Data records
═══

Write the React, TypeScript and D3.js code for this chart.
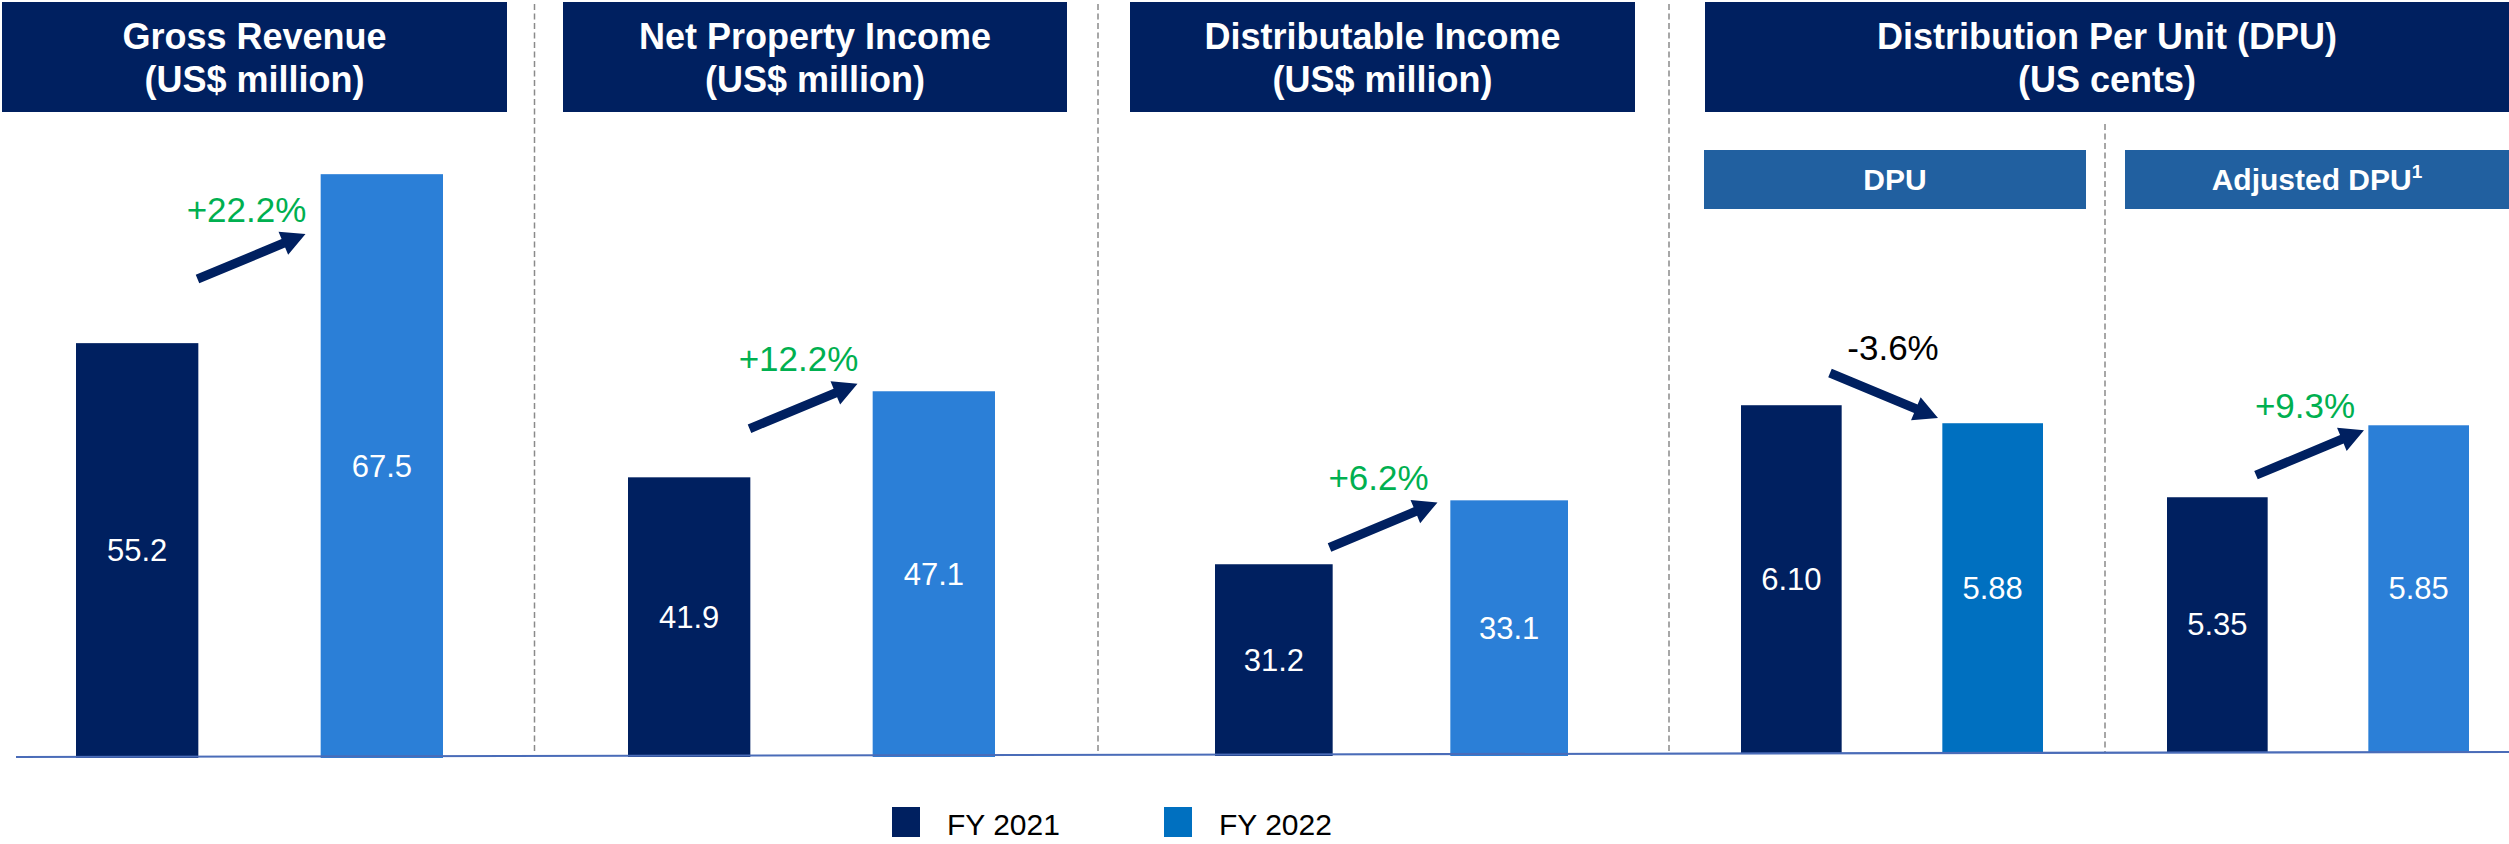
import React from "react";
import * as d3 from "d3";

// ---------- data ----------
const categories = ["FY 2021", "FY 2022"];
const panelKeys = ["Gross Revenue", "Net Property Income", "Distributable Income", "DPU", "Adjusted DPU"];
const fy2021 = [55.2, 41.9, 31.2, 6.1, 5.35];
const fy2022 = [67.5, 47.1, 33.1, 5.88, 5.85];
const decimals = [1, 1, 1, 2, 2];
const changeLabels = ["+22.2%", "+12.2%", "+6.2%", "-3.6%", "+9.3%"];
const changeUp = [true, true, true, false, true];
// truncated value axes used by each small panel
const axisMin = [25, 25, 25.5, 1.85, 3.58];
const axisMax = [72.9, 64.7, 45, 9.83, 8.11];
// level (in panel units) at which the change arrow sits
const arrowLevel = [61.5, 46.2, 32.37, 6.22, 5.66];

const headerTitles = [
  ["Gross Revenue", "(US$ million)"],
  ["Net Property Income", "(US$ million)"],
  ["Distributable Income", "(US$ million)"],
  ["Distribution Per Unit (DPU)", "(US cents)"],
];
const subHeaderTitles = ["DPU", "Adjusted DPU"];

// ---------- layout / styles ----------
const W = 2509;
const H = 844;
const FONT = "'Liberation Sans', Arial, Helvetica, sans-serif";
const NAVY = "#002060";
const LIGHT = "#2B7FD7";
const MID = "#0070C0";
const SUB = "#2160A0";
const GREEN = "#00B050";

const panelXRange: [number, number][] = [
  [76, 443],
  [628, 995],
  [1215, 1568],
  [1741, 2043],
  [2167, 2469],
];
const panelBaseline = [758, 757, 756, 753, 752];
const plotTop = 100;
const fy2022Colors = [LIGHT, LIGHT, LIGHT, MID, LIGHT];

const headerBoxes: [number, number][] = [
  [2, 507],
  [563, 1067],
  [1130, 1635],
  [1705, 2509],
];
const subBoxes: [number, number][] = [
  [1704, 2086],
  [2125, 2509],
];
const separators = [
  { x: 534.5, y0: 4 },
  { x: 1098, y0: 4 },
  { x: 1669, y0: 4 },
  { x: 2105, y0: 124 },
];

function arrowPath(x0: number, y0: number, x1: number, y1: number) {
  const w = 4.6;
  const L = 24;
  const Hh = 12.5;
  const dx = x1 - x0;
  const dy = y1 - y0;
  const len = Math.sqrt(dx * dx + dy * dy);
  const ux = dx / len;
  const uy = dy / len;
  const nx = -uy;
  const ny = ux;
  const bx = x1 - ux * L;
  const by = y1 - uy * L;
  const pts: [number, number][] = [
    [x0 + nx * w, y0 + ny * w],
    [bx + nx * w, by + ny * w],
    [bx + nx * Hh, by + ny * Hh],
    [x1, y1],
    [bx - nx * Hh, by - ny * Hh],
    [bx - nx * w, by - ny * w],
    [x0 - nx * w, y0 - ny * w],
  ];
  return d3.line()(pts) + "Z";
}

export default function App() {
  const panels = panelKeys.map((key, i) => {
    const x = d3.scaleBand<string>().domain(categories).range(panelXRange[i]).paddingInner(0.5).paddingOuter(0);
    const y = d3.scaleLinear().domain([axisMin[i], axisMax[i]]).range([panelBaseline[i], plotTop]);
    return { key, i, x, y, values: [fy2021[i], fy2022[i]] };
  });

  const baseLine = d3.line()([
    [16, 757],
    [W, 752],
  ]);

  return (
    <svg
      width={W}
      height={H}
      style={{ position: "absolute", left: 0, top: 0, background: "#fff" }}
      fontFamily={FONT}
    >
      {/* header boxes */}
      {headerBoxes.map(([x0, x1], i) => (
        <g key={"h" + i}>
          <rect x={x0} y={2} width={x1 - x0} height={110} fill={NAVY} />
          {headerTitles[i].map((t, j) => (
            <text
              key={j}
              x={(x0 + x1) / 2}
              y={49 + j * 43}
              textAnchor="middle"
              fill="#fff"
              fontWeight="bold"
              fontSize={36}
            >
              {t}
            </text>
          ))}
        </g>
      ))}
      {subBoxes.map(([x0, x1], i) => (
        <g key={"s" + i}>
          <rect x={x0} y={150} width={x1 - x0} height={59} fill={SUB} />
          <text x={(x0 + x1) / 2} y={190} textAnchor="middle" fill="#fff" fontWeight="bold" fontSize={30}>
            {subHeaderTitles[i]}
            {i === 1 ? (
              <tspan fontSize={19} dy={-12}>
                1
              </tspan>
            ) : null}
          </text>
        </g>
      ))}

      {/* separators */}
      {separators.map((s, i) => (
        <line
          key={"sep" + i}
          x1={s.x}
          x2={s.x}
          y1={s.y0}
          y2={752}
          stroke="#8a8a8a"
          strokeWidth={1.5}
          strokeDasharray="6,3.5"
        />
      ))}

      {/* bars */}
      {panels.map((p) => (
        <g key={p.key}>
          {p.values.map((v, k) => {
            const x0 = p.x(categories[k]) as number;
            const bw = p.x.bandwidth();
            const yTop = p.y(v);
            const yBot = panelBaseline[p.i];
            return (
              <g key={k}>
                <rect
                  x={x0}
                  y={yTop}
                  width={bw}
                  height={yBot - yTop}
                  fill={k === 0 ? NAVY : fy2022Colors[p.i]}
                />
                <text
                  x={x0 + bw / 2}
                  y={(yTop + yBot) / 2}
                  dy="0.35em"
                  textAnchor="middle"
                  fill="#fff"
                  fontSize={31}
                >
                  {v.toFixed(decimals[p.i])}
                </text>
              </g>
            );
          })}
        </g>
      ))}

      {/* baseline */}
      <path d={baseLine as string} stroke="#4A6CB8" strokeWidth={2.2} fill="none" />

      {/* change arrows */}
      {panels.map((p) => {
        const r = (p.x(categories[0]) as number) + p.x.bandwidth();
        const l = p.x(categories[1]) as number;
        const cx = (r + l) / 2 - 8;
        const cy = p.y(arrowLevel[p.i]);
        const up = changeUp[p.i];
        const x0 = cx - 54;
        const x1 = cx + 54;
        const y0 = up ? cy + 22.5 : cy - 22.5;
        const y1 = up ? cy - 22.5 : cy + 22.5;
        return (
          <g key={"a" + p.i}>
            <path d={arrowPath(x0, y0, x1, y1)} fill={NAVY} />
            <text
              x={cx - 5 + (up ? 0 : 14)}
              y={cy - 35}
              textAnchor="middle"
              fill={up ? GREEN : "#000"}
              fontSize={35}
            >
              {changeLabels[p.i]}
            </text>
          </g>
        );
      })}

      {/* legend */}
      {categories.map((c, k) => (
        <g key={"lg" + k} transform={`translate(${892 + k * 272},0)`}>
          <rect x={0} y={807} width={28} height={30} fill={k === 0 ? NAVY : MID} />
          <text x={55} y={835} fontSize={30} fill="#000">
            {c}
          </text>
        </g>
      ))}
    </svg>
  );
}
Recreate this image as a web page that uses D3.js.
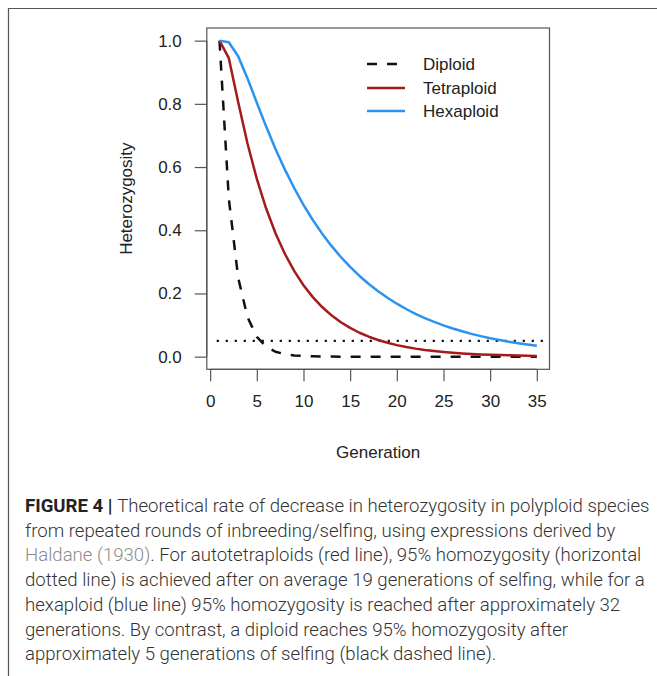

═══

== Job ==
Without any pictures, reproduce the lines from the first one in the material through the line that has "import * as", exactly as they appear.

== Full response ==
Write the React, TypeScript and D3.js code for this chart.
import React from "react";
import * as d3 from "d3";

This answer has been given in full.